Young, McLeod Jr. Arrived back at his father’s home in 1879, after congress failed to pass Sherman’s “Field Order #15” (Mule & forty Acres of Land Concept). It was said that McLeod Jr. was forced to apply for an escort of Union Soldiers to lead him through the crowd of insolent Negroes who thronged around the house.
After greedy carpetbaggers dismantled the Freedmen’s Office, black families continued to maintain quarters in each room of the house. They took possessions, and used the house as they chose, with no regard for owners or property. McLeod later was able to establish ownership and dispose of the blacks. In 1895, Dr. Bert J. Wilder, who had been a surgeon for the Union Army, visited Charleston and told McLeod that the drawing room of the house served as his operating room for the blacks soldiers of the 54th and 55th Massachusetts Regiments. Those who died were buried in the slave graveyard. (A site behind the fire station near the James Island Bridge).

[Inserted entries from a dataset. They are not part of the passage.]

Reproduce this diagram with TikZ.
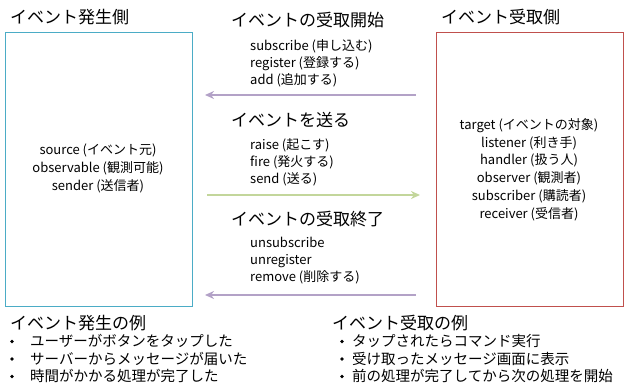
\documentclass[tikz,border=0pt]{standalone}
\usepackage{fontspec}
\setmainfont{Noto Sans CJK JP}
\usetikzlibrary{arrows.meta}
\definecolor{srccol}{RGB}{75,172,198}
\definecolor{rcvcol}{RGB}{192,80,77}
\definecolor{purp}{RGB}{179,162,199}
\definecolor{grn}{RGB}{195,214,155}
\tikzset{
  sidebox/.style={draw=#1, line width=1pt, inner sep=0pt, minimum width=187pt, minimum height=274pt, anchor=north west},
  bigtitle/.style={font=\fontsize{17}{20}\selectfont, inner sep=0pt, anchor=west},
  smalltext/.style={font=\fontsize{13}{17}\selectfont, inner sep=0pt, align=left, anchor=west},
  centertext/.style={font=\fontsize{13}{17.8}\selectfont, inner sep=0pt, align=center},
  itemtext/.style={font=\fontsize{14.5}{17.5}\selectfont, inner sep=0pt, anchor=west},
  bulletmark/.style={circle, fill=black, inner sep=0pt, minimum size=3.6pt},
  flow/.style={line width=2pt, -{Stealth[length=9pt,width=8pt]}},
}
\begin{document}
\begin{tikzpicture}[x=1pt,y=-1pt]
\useasboundingbox (0,0) rectangle (630,390);
% boxes
\node[sidebox=srccol] (src) at (5,32) {};
\node[sidebox=rcvcol] (rcv) at (436,32) {};
% box titles
\node[bigtitle] (srct) at (10,17) {イベント発生側};
\node[bigtitle] (rcvt) at (441,17) {イベント受取側};
% box contents
\node[centertext] (srctext) at (98,168.5) {source (イベント元)\\observable (観測可能)\\sender (送信者)};
\node[centertext] (rcvtext) at (529,169.5) {target (イベントの対象)\\listener (利き手)\\handler (扱う人)\\observer (観測者)\\subscriber (購読者)\\receiver (受信者)};
% middle blocks
\node[bigtitle] (m1t) at (231,20) {イベントの受取開始};
\node[smalltext] (m1) at (250,63) {subscribe (申し込む)\\register (登録する)\\add (追加する)};
\node[bigtitle] (m2t) at (231,120) {イベントを送る};
\node[smalltext] (m2) at (250,162) {raise (起こす)\\fire (発火する)\\send (送る)};
\node[bigtitle] (m3t) at (231,219) {イベントの受取終了};
\node[smalltext] (m3) at (250,261) {unsubscribe\\unregister\\remove (削除する)};
% arrows
\coordinate (a1s) at (416,95);
\coordinate (a1e) at (205,95);
\coordinate (a2s) at (207,195);
\coordinate (a2e) at (420,195);
\coordinate (a3s) at (416,295);
\coordinate (a3e) at (205,295);
\draw[flow, draw=purp] (a1s) -- (a1e);
\draw[flow, draw=grn] (a2s) -- (a2e);
\draw[flow, draw=purp] (a3s) -- (a3e);
% examples
\node[bigtitle] (ex1t) at (10,323) {イベント発生の例};
\node[bulletmark] (b11) at (12,341.5) {};
\node[itemtext] (e11) at (30,341) {ユーザーがボタンをタップした};
\node[bulletmark] (b12) at (12,359) {};
\node[itemtext] (e12) at (30,358.5) {サーバーからメッセージが届いた};
\node[bulletmark] (b13) at (12,376.5) {};
\node[itemtext] (e13) at (30,376) {時間がかかる処理が完了した};
\node[bigtitle] (ex2t) at (332,323) {イベント受取の例};
\node[bulletmark] (b21) at (342,341.5) {};
\node[itemtext] (e21) at (352,341) {タップされたらコマンド実行};
\node[bulletmark] (b22) at (342,359) {};
\node[itemtext] (e22) at (352,358.5) {受け取ったメッセージ画面に表示};
\node[bulletmark] (b23) at (342,376.5) {};
\node[itemtext] (e23) at (352,376) {前の処理が完了してから次の処理を開始};
\end{tikzpicture}
\end{document}
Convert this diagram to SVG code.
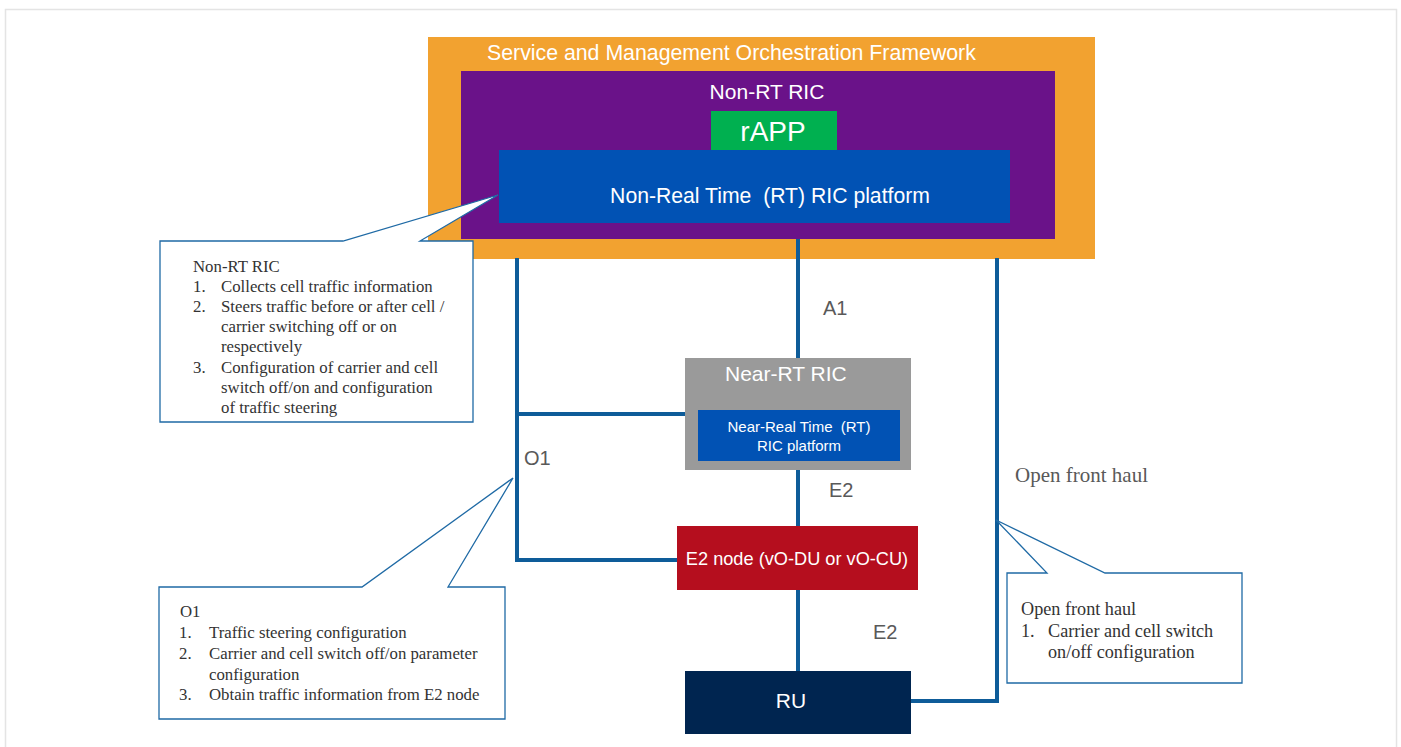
<svg xmlns="http://www.w3.org/2000/svg" width="1401" height="747" viewBox="0 0 1401 747">
<style>
.sans{font-family:"Liberation Sans",Arial,sans-serif}
.serif{font-family:"Liberation Serif","Times New Roman",serif}
.wt{fill:#ffffff}
.lbl{fill:#595959;font-size:20px}
.conn{fill:none;stroke:#0e5c99;stroke-width:4;stroke-linecap:butt;stroke-linejoin:miter}
.callout{fill:#ffffff;stroke:#1f6aa5;stroke-width:1.3}
.ct{fill:#333333;font-size:16.8px}
.ct2{fill:#333333;font-size:18.2px}
</style>
<rect x="5.5" y="9.5" width="1391" height="745" fill="#ffffff" stroke="#e4e4e4" stroke-width="1.5"/>

<g id="smo">
<rect x="428" y="37" width="667" height="222" fill="#f2a230"/>
<text x="487" y="60" class="sans wt" font-size="21.3">Service and Management Orchestration Framework</text>
</g>
<g id="nonrt-ric">
<rect x="461" y="71" width="594" height="168" fill="#6a1289"/>
<text x="767" y="99" class="sans wt" font-size="21" text-anchor="middle">Non-RT RIC</text>
</g>
<g id="rapp">
<rect x="711" y="111" width="126" height="41" fill="#00b050"/>
<text x="773" y="141" class="sans wt" font-size="28" text-anchor="middle">rAPP</text>
</g>
<g id="nonrt-platform">
<rect x="499" y="150" width="511" height="73" fill="#0152b4"/>
<text x="770" y="203" class="sans wt" font-size="21.2" text-anchor="middle" xml:space="preserve">Non-Real Time  (RT) RIC platform</text>
</g>

<g id="connectors">
<path class="conn" d="M798 239 V358"/>
<path class="conn" d="M517 258 V560 H677"/>
<path class="conn" d="M517 414 H685"/>
<path class="conn" d="M798 470 V526"/>
<path class="conn" d="M798 590 V671"/>
<path class="conn" d="M997 258 V701 H911"/>
</g>

<g id="near-rt-ric">
<rect x="685" y="358" width="226" height="112" fill="#9a9a9a"/>
<text x="725" y="381" class="sans wt" font-size="21">Near-RT RIC</text>
</g>
<g id="nearrt-platform">
<rect x="698" y="410" width="202" height="51" fill="#0152b4"/>
<text x="799" y="432" class="sans wt" font-size="15" text-anchor="middle" xml:space="preserve">Near-Real Time  (RT)</text>
<text x="799" y="451" class="sans wt" font-size="15" text-anchor="middle">RIC platform</text>
</g>
<g id="e2-node">
<rect x="677" y="526" width="241" height="64" fill="#b50e1e"/>
<text x="797" y="565" class="sans wt" font-size="18.2" text-anchor="middle">E2 node (vO-DU or vO-CU)</text>
</g>
<g id="ru">
<rect x="685" y="671" width="226" height="63" fill="#002550"/>
<text x="791" y="708" class="sans wt" font-size="21" text-anchor="middle">RU</text>
</g>

<g id="labels">
<text x="823" y="315" class="sans lbl">A1</text>
<text x="524" y="465" class="sans lbl">O1</text>
<text x="829" y="497" class="sans lbl">E2</text>
<text x="873" y="639" class="sans lbl">E2</text>
<text x="1015" y="482" class="serif" font-size="21" fill="#595959">Open front haul</text>
</g>

<g id="callout-nonrt">
<path class="callout" d="M160 241 H343 L498 195 L420 241 H473 V422 H160 Z"/>
<text class="serif ct" x="193" y="272">Non-RT RIC</text>
<text class="serif ct" x="193" y="292">1.</text>
<text class="serif ct" x="221" y="292">Collects cell traffic information</text>
<text class="serif ct" x="193" y="312">2.</text>
<text class="serif ct" x="221" y="312">Steers traffic before or after cell /</text>
<text class="serif ct" x="221" y="332">carrier switching off or on</text>
<text class="serif ct" x="221" y="352">respectively</text>
<text class="serif ct" x="193" y="373">3.</text>
<text class="serif ct" x="221" y="373">Configuration of carrier and cell</text>
<text class="serif ct" x="221" y="393">switch off/on and configuration</text>
<text class="serif ct" x="221" y="413">of traffic steering</text>
</g>

<g id="callout-o1">
<path class="callout" d="M159 587 H362 L513 478 L448 587 H505 V719 H159 Z"/>
<text class="serif ct" x="180" y="617">O1</text>
<text class="serif ct" x="179" y="638">1.</text>
<text class="serif ct" x="209" y="638">Traffic steering configuration</text>
<text class="serif ct" x="179" y="659">2.</text>
<text class="serif ct" x="209" y="659">Carrier and cell switch off/on parameter</text>
<text class="serif ct" x="209" y="680">configuration</text>
<text class="serif ct" x="179" y="700">3.</text>
<text class="serif ct" x="209" y="700">Obtain traffic information from E2 node</text>
</g>

<g id="callout-fronthaul">
<path class="callout" d="M1007 573 H1047 L996 520 L1105 573 H1242 V683 H1007 Z"/>
<text class="serif ct2" x="1021" y="615">Open front haul</text>
<text class="serif ct2" x="1021" y="637">1.</text>
<text class="serif ct2" x="1048" y="637">Carrier and cell switch</text>
<text class="serif ct2" x="1048" y="658">on/off configuration</text>
</g>
</svg>
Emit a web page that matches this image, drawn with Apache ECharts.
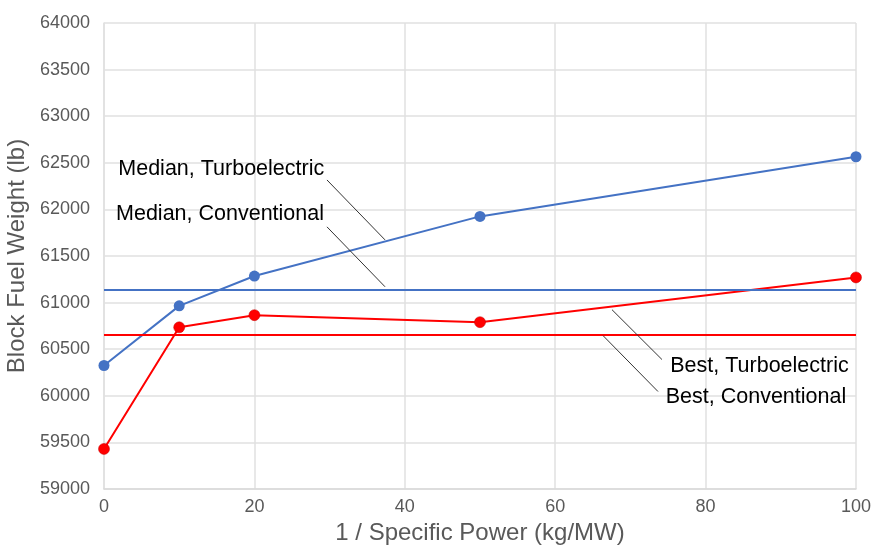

Willis Ellis McLeod, who was born in 1885, became owner of the property in 1918 and lived there until his death in 1990 at the age of 105. The McLeods continued to sell and rent properties to blacks long after the war. The slave quarters which dates back to the Lightwood/Parker period and are some of the oldest original wooden slaves quarter in the south. Blacks continued to occupy these slave quarters until around 1990 (not a misprint). Of all the plantations in the South, the blacks at McLeod were the “last to leave.”
The plantation is owned by the Historic Charleston Foundation. The Foundation is planning to open the plantation to the public in the near future. Until then, Gullah Tours is one of the few tour companies authorized by the foundation to show the plantation.